Source data
--- START ---
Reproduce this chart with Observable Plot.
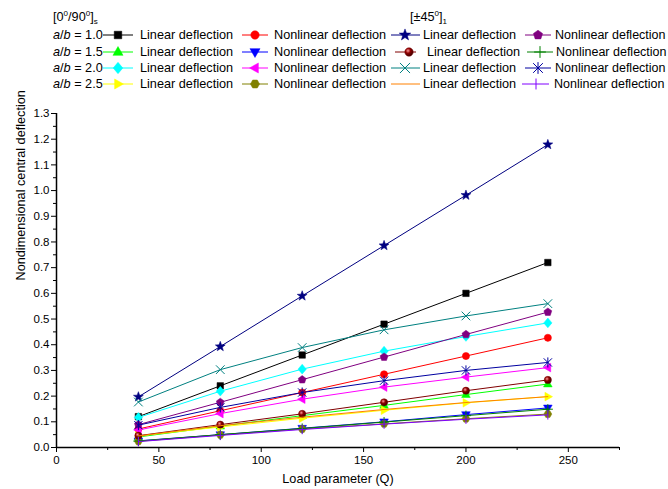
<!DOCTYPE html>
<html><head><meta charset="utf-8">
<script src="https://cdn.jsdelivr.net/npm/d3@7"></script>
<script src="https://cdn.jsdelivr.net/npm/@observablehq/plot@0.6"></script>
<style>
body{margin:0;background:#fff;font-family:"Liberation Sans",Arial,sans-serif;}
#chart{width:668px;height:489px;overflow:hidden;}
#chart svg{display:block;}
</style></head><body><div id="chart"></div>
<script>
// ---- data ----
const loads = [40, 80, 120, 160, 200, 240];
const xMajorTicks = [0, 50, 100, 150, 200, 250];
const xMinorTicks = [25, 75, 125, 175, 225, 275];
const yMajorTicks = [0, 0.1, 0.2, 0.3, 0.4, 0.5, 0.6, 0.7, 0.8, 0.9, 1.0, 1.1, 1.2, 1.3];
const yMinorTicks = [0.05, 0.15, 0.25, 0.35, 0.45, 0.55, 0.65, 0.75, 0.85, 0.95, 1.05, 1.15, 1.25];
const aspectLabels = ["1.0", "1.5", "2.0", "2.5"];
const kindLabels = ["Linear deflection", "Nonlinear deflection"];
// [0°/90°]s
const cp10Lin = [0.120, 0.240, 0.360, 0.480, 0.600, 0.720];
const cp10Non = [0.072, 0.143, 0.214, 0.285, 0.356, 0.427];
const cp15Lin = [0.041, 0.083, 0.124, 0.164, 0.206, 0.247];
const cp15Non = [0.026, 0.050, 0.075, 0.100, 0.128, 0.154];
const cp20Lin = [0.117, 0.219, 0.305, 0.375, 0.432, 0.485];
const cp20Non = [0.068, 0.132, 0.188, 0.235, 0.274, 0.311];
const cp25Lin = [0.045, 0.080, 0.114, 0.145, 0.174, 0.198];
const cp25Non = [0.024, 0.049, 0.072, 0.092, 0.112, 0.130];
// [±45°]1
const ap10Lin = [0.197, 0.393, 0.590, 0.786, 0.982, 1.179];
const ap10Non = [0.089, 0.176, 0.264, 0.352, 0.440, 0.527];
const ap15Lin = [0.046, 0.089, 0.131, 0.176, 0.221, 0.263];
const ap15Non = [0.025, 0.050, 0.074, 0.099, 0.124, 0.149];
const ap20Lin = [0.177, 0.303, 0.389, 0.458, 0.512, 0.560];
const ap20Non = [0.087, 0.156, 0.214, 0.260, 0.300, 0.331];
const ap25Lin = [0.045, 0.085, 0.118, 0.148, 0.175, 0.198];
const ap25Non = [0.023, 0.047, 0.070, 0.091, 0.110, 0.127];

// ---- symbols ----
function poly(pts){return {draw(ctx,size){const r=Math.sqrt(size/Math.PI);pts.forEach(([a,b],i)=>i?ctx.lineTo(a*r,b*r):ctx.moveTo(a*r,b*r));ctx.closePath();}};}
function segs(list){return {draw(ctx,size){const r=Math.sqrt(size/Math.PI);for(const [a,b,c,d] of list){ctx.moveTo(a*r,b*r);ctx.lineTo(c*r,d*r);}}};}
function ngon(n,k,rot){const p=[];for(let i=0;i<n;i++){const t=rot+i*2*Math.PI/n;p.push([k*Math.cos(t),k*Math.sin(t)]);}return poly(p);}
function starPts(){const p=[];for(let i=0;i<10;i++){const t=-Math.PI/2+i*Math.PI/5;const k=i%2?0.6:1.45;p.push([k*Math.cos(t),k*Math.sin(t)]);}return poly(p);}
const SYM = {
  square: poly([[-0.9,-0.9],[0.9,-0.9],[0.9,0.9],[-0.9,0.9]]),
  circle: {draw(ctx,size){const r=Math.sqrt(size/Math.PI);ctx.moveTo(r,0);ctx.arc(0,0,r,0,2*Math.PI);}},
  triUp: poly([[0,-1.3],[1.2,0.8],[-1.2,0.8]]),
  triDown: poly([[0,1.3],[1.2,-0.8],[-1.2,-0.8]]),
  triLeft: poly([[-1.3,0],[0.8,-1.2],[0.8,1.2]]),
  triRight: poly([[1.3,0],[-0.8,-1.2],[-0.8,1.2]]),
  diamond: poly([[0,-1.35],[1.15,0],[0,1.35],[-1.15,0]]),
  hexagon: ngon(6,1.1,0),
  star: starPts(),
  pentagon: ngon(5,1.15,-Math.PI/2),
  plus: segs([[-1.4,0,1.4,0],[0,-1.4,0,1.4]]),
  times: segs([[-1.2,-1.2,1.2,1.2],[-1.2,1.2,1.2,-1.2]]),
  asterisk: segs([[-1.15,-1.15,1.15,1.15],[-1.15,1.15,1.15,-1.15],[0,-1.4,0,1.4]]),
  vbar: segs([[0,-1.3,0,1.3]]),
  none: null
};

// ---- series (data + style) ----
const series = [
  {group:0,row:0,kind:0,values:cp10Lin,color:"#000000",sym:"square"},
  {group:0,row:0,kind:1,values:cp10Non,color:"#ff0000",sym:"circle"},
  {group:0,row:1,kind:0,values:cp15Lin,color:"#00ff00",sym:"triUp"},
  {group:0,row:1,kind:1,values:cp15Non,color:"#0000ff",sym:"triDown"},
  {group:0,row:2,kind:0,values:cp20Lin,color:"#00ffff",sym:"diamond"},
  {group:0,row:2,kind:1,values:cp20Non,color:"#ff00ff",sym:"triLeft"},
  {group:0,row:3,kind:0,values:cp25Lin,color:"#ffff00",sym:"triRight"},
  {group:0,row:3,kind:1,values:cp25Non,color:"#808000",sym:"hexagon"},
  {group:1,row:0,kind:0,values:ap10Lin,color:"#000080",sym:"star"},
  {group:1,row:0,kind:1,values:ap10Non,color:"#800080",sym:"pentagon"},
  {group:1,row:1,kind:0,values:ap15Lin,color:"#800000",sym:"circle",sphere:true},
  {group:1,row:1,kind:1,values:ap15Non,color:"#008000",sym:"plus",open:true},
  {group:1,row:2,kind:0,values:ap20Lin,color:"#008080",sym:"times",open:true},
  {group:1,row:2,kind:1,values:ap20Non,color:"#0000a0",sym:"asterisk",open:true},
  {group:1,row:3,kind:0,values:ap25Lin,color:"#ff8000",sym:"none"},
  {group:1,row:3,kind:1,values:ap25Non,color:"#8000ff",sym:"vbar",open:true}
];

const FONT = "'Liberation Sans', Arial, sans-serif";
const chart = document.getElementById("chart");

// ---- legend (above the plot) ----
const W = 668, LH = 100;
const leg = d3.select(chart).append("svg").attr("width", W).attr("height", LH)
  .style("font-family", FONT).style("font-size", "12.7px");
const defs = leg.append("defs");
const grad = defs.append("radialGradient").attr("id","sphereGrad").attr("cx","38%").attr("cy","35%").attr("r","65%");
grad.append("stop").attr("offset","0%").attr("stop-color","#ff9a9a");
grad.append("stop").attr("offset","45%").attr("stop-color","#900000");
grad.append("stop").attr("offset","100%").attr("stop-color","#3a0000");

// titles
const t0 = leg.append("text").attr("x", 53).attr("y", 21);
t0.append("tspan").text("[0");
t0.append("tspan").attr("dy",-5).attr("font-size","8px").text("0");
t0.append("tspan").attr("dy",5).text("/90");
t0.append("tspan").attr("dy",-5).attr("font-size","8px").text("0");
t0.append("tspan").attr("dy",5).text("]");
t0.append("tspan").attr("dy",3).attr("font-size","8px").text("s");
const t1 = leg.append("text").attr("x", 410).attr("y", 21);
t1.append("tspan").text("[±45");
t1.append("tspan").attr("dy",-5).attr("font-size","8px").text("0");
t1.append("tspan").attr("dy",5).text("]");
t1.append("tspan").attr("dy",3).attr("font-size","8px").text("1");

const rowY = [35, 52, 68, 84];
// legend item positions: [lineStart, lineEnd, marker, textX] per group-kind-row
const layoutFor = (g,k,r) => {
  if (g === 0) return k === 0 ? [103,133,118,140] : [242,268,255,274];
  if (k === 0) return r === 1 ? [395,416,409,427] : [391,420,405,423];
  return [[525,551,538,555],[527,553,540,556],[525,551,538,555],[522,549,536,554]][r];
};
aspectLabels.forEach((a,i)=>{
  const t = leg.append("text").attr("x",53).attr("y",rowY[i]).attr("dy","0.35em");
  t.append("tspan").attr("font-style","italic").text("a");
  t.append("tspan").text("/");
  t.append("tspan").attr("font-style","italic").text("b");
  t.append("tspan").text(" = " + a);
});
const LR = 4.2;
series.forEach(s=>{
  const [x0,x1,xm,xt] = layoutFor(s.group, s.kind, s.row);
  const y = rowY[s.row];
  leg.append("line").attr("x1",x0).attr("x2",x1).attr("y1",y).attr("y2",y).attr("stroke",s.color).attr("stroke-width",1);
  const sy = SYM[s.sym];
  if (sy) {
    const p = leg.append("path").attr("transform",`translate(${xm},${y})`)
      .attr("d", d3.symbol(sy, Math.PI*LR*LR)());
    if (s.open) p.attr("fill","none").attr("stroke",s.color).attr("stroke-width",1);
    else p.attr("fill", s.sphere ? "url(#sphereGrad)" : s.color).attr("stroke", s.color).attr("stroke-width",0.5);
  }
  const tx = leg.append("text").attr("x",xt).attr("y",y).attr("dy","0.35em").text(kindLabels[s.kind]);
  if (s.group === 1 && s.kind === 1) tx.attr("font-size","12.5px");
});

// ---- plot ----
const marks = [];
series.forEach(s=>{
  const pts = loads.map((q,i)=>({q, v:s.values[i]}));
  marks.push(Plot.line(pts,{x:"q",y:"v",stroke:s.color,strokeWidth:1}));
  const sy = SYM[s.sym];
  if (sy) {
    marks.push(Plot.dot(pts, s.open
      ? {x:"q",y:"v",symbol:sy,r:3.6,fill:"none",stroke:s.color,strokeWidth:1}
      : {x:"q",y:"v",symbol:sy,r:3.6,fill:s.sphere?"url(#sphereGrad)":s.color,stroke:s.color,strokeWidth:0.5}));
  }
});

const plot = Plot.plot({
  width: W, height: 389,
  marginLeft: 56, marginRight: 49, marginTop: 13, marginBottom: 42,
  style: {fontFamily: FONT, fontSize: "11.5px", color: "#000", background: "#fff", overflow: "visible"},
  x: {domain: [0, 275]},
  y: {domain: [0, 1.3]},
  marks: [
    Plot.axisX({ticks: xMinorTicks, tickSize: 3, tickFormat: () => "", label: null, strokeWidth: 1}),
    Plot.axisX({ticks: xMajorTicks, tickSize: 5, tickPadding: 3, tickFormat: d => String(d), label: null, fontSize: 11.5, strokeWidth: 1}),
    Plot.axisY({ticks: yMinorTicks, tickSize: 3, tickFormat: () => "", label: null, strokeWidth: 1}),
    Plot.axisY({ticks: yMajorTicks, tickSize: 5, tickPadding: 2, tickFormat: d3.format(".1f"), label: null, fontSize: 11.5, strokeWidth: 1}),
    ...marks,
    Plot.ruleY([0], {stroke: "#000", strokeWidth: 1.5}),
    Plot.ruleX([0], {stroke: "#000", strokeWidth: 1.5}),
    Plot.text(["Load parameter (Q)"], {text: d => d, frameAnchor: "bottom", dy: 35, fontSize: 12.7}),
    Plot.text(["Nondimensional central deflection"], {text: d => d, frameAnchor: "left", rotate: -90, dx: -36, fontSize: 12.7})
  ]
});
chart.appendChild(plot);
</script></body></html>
--- END ---
--- START ---
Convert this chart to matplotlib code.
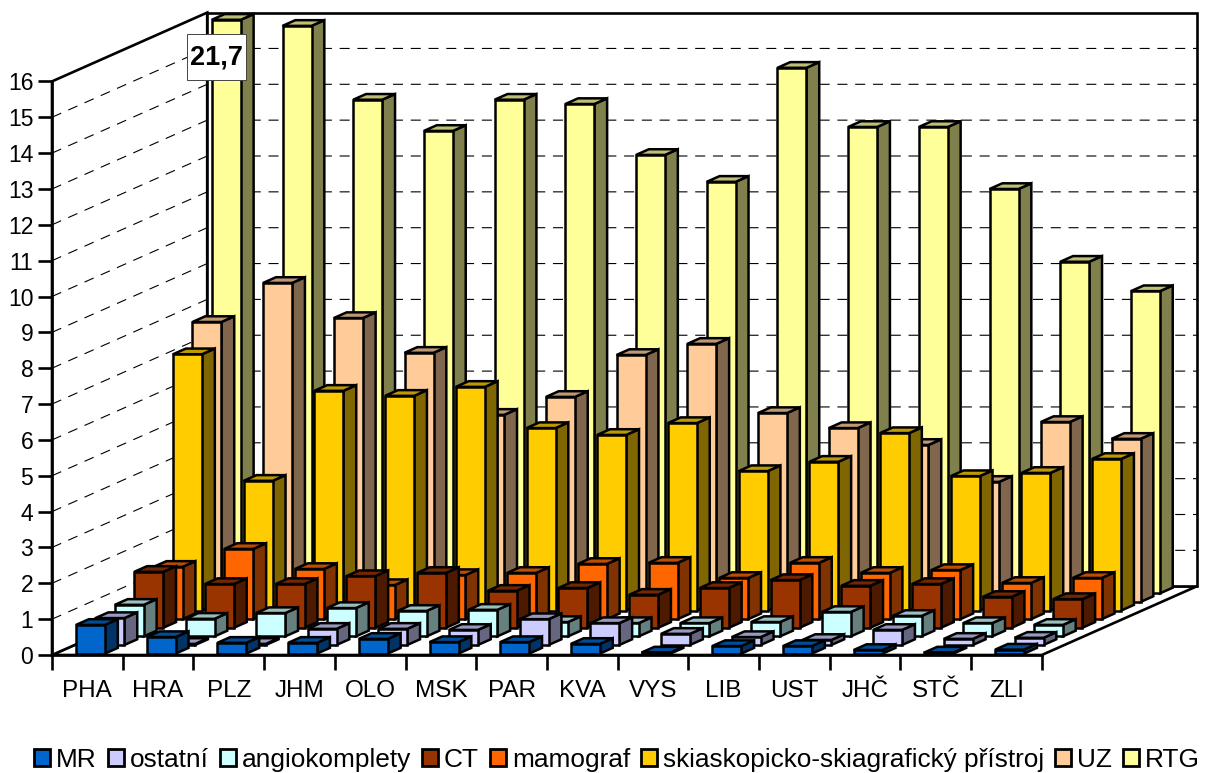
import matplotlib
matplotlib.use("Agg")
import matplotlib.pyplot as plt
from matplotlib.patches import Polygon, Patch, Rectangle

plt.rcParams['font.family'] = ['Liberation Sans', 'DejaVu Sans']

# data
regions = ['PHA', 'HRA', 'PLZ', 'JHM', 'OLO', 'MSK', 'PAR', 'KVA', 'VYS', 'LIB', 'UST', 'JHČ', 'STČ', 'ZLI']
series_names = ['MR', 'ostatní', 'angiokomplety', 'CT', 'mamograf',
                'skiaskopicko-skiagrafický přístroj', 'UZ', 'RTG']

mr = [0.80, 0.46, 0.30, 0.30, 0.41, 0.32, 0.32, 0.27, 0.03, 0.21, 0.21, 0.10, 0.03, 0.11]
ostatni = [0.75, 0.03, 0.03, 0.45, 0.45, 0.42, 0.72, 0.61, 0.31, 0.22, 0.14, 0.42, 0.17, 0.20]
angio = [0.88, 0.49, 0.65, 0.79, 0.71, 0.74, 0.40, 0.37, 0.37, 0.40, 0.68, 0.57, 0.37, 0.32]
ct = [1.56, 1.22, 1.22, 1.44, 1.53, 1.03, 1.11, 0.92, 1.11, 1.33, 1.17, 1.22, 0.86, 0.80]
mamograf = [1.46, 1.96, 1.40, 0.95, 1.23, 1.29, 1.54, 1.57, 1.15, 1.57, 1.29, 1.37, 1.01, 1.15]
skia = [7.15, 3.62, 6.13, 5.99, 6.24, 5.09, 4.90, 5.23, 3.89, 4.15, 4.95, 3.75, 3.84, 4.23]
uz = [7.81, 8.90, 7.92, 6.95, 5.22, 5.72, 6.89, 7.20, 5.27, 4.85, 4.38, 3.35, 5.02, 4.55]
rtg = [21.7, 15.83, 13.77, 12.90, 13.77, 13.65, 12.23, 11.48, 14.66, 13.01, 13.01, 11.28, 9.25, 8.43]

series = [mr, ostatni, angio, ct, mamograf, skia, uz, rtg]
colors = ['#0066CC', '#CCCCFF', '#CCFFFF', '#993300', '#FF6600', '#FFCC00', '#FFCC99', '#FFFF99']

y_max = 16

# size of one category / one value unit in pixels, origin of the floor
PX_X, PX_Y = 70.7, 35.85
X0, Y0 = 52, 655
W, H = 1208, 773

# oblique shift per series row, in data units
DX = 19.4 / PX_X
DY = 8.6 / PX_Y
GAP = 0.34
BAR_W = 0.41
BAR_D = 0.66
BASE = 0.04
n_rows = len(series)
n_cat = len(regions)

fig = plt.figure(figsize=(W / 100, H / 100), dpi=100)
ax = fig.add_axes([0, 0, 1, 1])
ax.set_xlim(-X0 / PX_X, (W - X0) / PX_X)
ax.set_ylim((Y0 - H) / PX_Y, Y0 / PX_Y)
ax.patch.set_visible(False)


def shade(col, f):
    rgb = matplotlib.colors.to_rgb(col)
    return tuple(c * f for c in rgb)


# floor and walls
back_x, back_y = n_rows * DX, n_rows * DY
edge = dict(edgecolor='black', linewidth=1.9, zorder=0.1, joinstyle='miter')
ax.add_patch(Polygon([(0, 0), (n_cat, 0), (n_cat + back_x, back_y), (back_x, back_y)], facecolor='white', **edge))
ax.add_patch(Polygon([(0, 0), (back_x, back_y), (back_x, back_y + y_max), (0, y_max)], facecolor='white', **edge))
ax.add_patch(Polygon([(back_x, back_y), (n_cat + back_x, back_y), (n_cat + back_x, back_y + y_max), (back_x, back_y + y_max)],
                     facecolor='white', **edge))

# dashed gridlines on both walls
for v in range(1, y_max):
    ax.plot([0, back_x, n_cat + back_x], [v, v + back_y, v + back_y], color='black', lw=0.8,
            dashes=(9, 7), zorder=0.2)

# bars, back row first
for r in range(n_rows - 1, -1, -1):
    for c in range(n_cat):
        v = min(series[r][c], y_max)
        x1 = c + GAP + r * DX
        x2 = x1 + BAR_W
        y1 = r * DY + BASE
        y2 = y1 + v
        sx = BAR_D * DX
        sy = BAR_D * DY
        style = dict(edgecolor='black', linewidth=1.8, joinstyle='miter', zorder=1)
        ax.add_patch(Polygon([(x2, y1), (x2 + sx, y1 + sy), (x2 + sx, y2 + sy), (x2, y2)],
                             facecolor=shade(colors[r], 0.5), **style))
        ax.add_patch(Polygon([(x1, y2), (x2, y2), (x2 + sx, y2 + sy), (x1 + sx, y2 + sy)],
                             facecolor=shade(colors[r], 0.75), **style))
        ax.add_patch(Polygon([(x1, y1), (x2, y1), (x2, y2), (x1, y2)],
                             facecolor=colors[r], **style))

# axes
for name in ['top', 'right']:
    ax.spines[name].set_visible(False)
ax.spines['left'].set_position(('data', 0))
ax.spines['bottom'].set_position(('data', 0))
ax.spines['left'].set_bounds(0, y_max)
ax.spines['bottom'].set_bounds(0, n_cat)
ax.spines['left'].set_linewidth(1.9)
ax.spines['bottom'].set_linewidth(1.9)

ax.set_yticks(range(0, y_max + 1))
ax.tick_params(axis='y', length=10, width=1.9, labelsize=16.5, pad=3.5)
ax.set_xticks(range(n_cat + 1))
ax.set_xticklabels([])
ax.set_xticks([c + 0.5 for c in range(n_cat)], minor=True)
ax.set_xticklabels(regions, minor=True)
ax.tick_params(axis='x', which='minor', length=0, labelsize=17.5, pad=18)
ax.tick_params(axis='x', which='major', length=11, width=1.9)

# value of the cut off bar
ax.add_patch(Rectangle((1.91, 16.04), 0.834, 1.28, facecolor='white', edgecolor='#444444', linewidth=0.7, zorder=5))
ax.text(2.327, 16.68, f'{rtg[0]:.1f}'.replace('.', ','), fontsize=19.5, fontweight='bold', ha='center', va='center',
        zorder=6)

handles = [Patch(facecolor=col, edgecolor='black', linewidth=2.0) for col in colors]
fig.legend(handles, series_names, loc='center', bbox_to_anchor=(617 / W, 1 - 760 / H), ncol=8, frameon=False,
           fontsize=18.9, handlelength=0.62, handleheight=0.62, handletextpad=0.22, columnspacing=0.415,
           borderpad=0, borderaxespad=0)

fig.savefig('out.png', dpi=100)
--- END ---
--- START ---
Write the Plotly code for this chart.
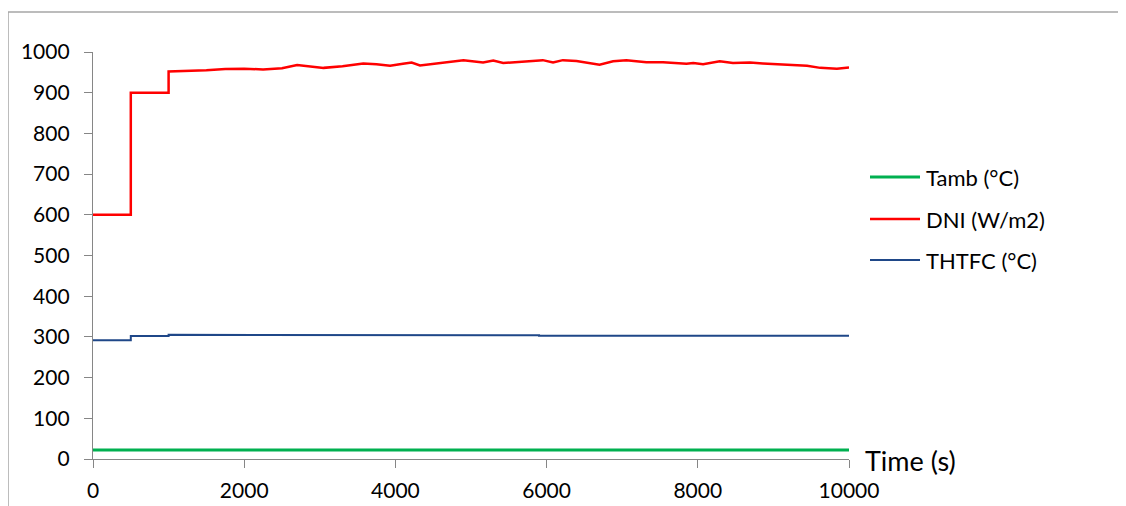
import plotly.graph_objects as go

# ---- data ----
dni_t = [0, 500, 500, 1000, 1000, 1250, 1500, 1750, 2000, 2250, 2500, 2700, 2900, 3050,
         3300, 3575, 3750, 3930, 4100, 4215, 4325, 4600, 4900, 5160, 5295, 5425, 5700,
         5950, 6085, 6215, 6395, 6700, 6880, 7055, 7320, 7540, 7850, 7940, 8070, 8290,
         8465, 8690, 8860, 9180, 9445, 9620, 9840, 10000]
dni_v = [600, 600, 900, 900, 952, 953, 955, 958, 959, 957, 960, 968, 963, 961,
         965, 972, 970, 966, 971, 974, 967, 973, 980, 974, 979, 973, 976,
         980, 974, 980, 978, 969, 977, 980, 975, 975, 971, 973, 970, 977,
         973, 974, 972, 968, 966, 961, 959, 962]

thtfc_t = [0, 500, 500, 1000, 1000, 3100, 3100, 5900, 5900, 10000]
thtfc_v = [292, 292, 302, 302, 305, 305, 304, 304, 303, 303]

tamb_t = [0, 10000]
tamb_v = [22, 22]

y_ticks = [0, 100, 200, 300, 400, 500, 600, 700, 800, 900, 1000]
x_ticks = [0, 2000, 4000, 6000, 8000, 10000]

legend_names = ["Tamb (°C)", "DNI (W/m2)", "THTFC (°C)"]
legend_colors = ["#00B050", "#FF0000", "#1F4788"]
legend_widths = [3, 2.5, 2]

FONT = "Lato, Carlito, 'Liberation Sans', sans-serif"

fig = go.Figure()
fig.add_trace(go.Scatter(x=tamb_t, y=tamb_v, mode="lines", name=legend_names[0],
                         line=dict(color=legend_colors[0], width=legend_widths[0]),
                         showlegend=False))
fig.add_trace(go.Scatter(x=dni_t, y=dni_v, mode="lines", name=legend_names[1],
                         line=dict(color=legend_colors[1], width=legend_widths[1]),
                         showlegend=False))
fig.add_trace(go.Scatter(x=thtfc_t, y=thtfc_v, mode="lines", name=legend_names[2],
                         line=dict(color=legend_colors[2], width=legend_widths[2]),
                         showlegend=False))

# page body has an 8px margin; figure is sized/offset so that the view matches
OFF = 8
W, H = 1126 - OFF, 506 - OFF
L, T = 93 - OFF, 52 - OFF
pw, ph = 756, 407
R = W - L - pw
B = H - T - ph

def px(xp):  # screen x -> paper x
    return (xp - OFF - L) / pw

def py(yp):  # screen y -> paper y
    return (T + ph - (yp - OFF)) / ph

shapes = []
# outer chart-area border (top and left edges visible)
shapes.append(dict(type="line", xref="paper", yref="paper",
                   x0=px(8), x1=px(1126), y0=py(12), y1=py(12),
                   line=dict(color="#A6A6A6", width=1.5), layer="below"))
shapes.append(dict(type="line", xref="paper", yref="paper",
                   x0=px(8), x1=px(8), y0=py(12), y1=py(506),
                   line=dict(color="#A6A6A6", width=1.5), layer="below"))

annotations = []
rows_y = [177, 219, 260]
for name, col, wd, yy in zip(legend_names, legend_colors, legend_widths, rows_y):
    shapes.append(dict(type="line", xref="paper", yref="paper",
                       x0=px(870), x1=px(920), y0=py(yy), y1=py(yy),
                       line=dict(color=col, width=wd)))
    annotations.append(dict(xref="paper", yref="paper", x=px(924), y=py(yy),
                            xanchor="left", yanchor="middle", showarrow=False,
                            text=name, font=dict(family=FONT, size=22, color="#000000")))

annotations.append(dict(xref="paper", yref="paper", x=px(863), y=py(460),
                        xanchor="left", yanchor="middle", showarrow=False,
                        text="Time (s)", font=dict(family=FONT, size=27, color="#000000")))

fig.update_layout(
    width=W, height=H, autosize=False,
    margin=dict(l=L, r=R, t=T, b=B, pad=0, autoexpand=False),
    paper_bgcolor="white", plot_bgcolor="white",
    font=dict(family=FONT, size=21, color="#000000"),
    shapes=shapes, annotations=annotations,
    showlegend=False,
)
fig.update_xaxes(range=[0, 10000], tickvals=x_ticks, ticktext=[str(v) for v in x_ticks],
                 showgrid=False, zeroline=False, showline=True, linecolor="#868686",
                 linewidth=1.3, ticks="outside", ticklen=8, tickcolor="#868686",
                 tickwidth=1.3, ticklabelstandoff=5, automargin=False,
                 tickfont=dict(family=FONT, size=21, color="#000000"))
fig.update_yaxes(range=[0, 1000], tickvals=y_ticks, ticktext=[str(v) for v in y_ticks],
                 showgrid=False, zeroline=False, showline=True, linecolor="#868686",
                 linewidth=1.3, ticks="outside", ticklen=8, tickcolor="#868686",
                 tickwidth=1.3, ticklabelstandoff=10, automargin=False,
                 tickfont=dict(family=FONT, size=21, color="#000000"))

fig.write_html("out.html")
--- END ---
_Exercise instructions_
Pick out and copy every line that contains the word "this".

_Task output_
Reproduce this chart with Observable Plot.
Convert this chart to matplotlib code.
Write the Plotly code for this chart.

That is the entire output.